Still Dangerous
Tuesday, March 17th, 2009Who rates as Ireland’s best-yet rock band — especially live? Surprise, U2 fans: it’s not a closed case. In their mid-70s heyday, fellow Dubliners Thin Lizzy were killing it worldwide before Bono & Co. had convened in high school. Although never breaking big stateside, the beloved Irish hard rockers were nonetheless a hot ticket. No studio album ever matched their exhilarating onstage mix of double-barreled Celtic guitar scorch and co-founder Brian Downey’s bracing drums, setting off the tough poetic bravado of their late bass-wielding frontman Phil Lynott. Lizzy’s 1978 Live and Dangerous double-album was welcomed as trump-card proof. Even with dispute over how much was overdubbed (producer Tony Visconti now estimates 75%), it’s still hailed as one of rock’s top in-concert documents.

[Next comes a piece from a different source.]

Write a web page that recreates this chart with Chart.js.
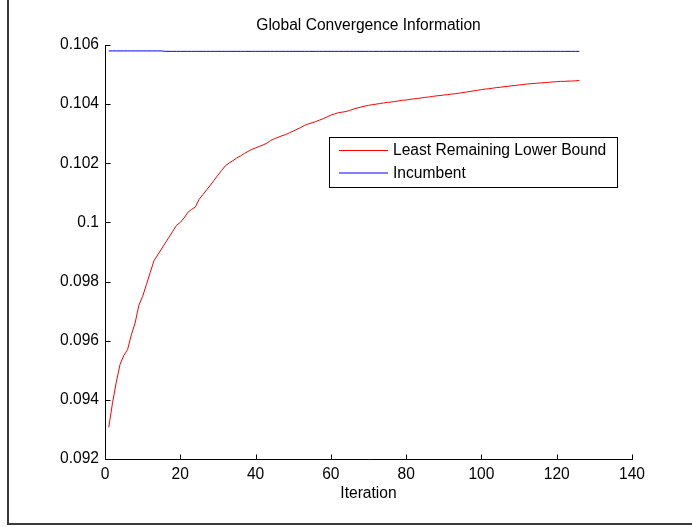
<!DOCTYPE html>
<html>
<head>
<meta charset="utf-8">
<script src="https://cdn.jsdelivr.net/npm/chart.js@4.4.1/dist/chart.umd.min.js"></script>
<style>
  html, body { margin: 0; padding: 0; background: #fff; }
  canvas { display: block; }
</style>
</head>
<body>
<canvas id="convChart" width="692" height="527"></canvas>
<script>
// Dados
const iterations = Array.from({ length: 126 }, (_, i) => i + 1);

const lowerBound = [
    0.09307, 0.0939, 0.0946, 0.0952, 0.0955, 0.0957, 0.0962, 0.0966, 0.0972, 0.0975,
    0.0979, 0.0983, 0.0987, 0.0989, 0.0991, 0.0993, 0.0995, 0.0997, 0.0999, 0.1000,
    0.10015, 0.10034, 0.10044, 0.10052, 0.10078, 0.10094, 0.1011, 0.10126, 0.10143, 0.1016,
    0.10176, 0.10192, 0.10201, 0.10209, 0.10218, 0.10225, 0.10233, 0.1024, 0.10247, 0.10252,
    0.10257, 0.10262, 0.10268, 0.10277, 0.10283, 0.10288, 0.10293, 0.10297, 0.10303, 0.10309,
    0.10315, 0.10321, 0.10328, 0.10333, 0.10337, 0.10341, 0.10346, 0.10351, 0.10357, 0.10363,
    0.10367, 0.10371, 0.10373, 0.10375, 0.10379, 0.10383, 0.10387, 0.1039, 0.10393, 0.10396,
    0.10398, 0.104, 0.10402, 0.10404, 0.10406, 0.10407, 0.10409, 0.10411, 0.10413, 0.10414,
    0.10416, 0.10418, 0.10419, 0.10421, 0.10423, 0.10424, 0.10426, 0.10428, 0.10429, 0.10431,
    0.10432, 0.10434, 0.10435, 0.10437, 0.10439, 0.10441, 0.10443, 0.10445, 0.10447, 0.10449,
    0.10451, 0.10452, 0.10454, 0.10456, 0.10457, 0.10459, 0.1046, 0.10462, 0.10463, 0.10465,
    0.10466, 0.10468, 0.10469, 0.1047, 0.10471, 0.10472, 0.10473, 0.10474, 0.10475, 0.10476,
    0.10477, 0.10477, 0.10478, 0.10478, 0.10479, 0.1048
];

const incumbent = [
    0.1058, 0.1058, 0.1058, 0.1058, 0.1058, 0.1058, 0.1058, 0.1058, 0.1058, 0.1058,
    0.1058, 0.1058, 0.1058, 0.1058, 0.1058, 0.105785, 0.105785, 0.105785, 0.105785, 0.105785,
    0.105785, 0.105785, 0.105785, 0.105785, 0.105785, 0.105785, 0.105785, 0.105785, 0.105785, 0.105785,
    0.105785, 0.105785, 0.105785, 0.105785, 0.105785, 0.105785, 0.105785, 0.105785, 0.105785, 0.105785,
    0.105785, 0.105785, 0.105785, 0.105785, 0.105785, 0.105785, 0.105785, 0.105785, 0.105785, 0.105785,
    0.105785, 0.105785, 0.105785, 0.105785, 0.105785, 0.105785, 0.105785, 0.105785, 0.105785, 0.105785,
    0.105785, 0.105785, 0.105785, 0.105785, 0.105785, 0.105785, 0.105785, 0.105785, 0.105785, 0.105785,
    0.105785, 0.105785, 0.105785, 0.105785, 0.105785, 0.105785, 0.105785, 0.105785, 0.105785, 0.105785,
    0.105785, 0.105785, 0.105785, 0.105785, 0.105785, 0.105785, 0.105785, 0.105785, 0.105785, 0.105785,
    0.105785, 0.105785, 0.105785, 0.105785, 0.105785, 0.105785, 0.105785, 0.105785, 0.105785, 0.105785,
    0.105785, 0.105785, 0.105785, 0.105785, 0.105785, 0.105785, 0.105785, 0.105785, 0.105785, 0.105785,
    0.105785, 0.105785, 0.105785, 0.105785, 0.105785, 0.105785, 0.105785, 0.105785, 0.105785, 0.105785,
    0.105785, 0.105785, 0.105785, 0.105785, 0.105785, 0.105785
];

const xTicks = [0, 20, 40, 60, 80, 100, 120, 140];
const xTickLabels = ['0', '20', '40', '60', '80', '100', '120', '140'];
const yTicks = [0.092, 0.094, 0.096, 0.098, 0.100, 0.102, 0.104, 0.106];
const yTickLabels = ['0.092', '0.094', '0.096', '0.098', '0.1', '0.102', '0.104', '0.106'];

const chartTitle = 'Global Convergence Information';
const xTitle = 'Iteration';
const seriesNames = ['Least Remaining Lower Bound', 'Incumbent'];

const FONT = '"Liberation Sans", Arial, sans-serif';
const FONT_SIZE = 15.6;

// Desenha eixos estilo MATLAB, título, legenda e moldura
const matlabFrame = {
    id: 'matlabFrame',
    afterDraw(chart) {
        const { ctx, chartArea: a, scales: { x, y } } = chart;
        ctx.save();

        // eixos
        ctx.strokeStyle = '#000';
        ctx.lineWidth = 1;
        ctx.beginPath();
        ctx.moveTo(a.left + 0.5, a.top);
        ctx.lineTo(a.left + 0.5, a.bottom + 0.5);
        ctx.lineTo(a.right + 1, a.bottom + 0.5);
        ctx.stroke();

        // marcas para dentro
        ctx.beginPath();
        xTicks.forEach(v => {
            const px = Math.round(x.getPixelForValue(v)) + 0.5;
            ctx.moveTo(px, a.bottom + 0.5);
            ctx.lineTo(px, a.bottom - 4.5);
        });
        yTicks.forEach(v => {
            const py = Math.round(y.getPixelForValue(v)) + 0.5;
            ctx.moveTo(a.left + 0.5, py);
            ctx.lineTo(a.left + 5.5, py);
        });
        ctx.stroke();

        ctx.fillStyle = '#000';
        ctx.font = FONT_SIZE + 'px ' + FONT;
        ctx.textAlign = 'center';
        ctx.textBaseline = 'middle';
        ctx.fillText(chartTitle, (a.left + a.right) / 2, 26);
        ctx.fillText(xTitle, (a.left + a.right) / 2, 494);

        // legenda
        const lx = 329, ly = 137, lw = 288, lh = 50;
        ctx.fillStyle = '#fff';
        ctx.fillRect(lx, ly, lw, lh);
        ctx.strokeStyle = '#000';
        ctx.strokeRect(lx + 0.5, ly + 0.5, lw, lh);
        const sampleY = [150.5, 173];
        chart.data.datasets.forEach((ds, i) => {
            const yy = sampleY[i];
            ctx.strokeStyle = ds.borderColor;
            ctx.beginPath();
            ctx.moveTo(339, yy);
            ctx.lineTo(388, yy);
            ctx.stroke();
            ctx.fillStyle = '#000';
            ctx.textAlign = 'left';
            ctx.fillText(ds.label, 393, 151 + i * 23);
        });

        // moldura da figura
        ctx.fillStyle = '#3a3a3a';
        ctx.fillRect(7, 0, 2, 525);
        ctx.fillRect(7, 523, 685, 2);
        ctx.restore();
    }
};

const whiteBg = {
    id: 'whiteBg',
    beforeDraw(chart) {
        const ctx = chart.ctx;
        ctx.save();
        ctx.fillStyle = '#fff';
        ctx.fillRect(0, 0, chart.width, chart.height);
        ctx.restore();
    }
};

const config = {
    type: 'line',
    data: {
        datasets: [{
            label: seriesNames[0],
            data: iterations.map((it, i) => ({ x: it, y: lowerBound[i] })),
            borderColor: '#ff0000',
            borderWidth: 1,
            pointRadius: 0,
            tension: 0,
            fill: false
        }, {
            label: seriesNames[1],
            data: iterations.map((it, i) => ({ x: it, y: incumbent[i] })),
            borderColor: '#0000ff',
            borderWidth: 1,
            pointRadius: 0,
            tension: 0,
            fill: false
        }]
    },
    options: {
        responsive: false,
        animation: false,
        devicePixelRatio: 1,
        layout: { padding: { left: 0, top: 45, right: 60, bottom: 0 } },
        plugins: {
            legend: { display: false },
            title: { display: false },
            tooltip: { enabled: false }
        },
        scales: {
            x: {
                type: 'linear',
                min: 0,
                max: 140,
                grid: { display: false, drawTicks: false },
                border: { display: false },
                afterBuildTicks: (scale) => { scale.ticks = xTicks.map(v => ({ value: v })); },
                afterFit: (scale) => { scale.height = 68; },
                ticks: {
                    padding: 6,
                    maxRotation: 0,
                    color: '#000',
                    font: { family: FONT, size: FONT_SIZE },
                    callback: (value, index) => xTickLabels[index]
                }
            },
            y: {
                min: 0.092,
                max: 0.106,
                grid: { display: false, drawTicks: false },
                border: { display: false },
                afterBuildTicks: (scale) => { scale.ticks = yTicks.map(v => ({ value: v })); },
                afterFit: (scale) => { scale.width = 105; },
                ticks: {
                    padding: 6,
                    color: '#000',
                    font: { family: FONT, size: FONT_SIZE },
                    callback: (value, index) => yTickLabels[index]
                }
            }
        }
    },
    plugins: [whiteBg, matlabFrame]
};

const ctx = document.getElementById('convChart').getContext('2d');
const convChart = new Chart(ctx, config);
</script>
</body>
</html>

Although problematic, this just-released official recording bolsters TL’s rep. Its stated origin is a forgotten tape dating from the band’s October 1977 two-night-stand at Upper Darby, PA’s Tower Theater — and this time, promise, no overdubs, just the “raw, unadulterated, untouched” truth. Except … it’s not an as-it-happened presentation, something Lizzy devotees have noted in comparing its song order with Lynott’s carefully chosen period setlists. These include one from a long-circulating bootleg of the entire 17-track 10-20-77 Tower show — precisely the gig claimed as the CD’s sole source, also debatable — which was originally broadcast on radio’s King Biscuit Flower Hour (now heard legally streaming on-line).
What’s worse, this new CD offers only 10 songs, with two more available as bonus downloads, justifying charges of holding back. But what’s best: any live Lizzy from this era is ace; even a few previously unreleased perfs are a godsend. And the power-surging transition using the last note of their cinematically thrilling “Cowboy Song” as the first note of their hearty “The Boys Are Back In Town” (TL’s lone U.S. hit; admittedly inspired by Springsteen’s “Kitty’s Back”) arguably remains the finest live segue in the annals of recorded rock.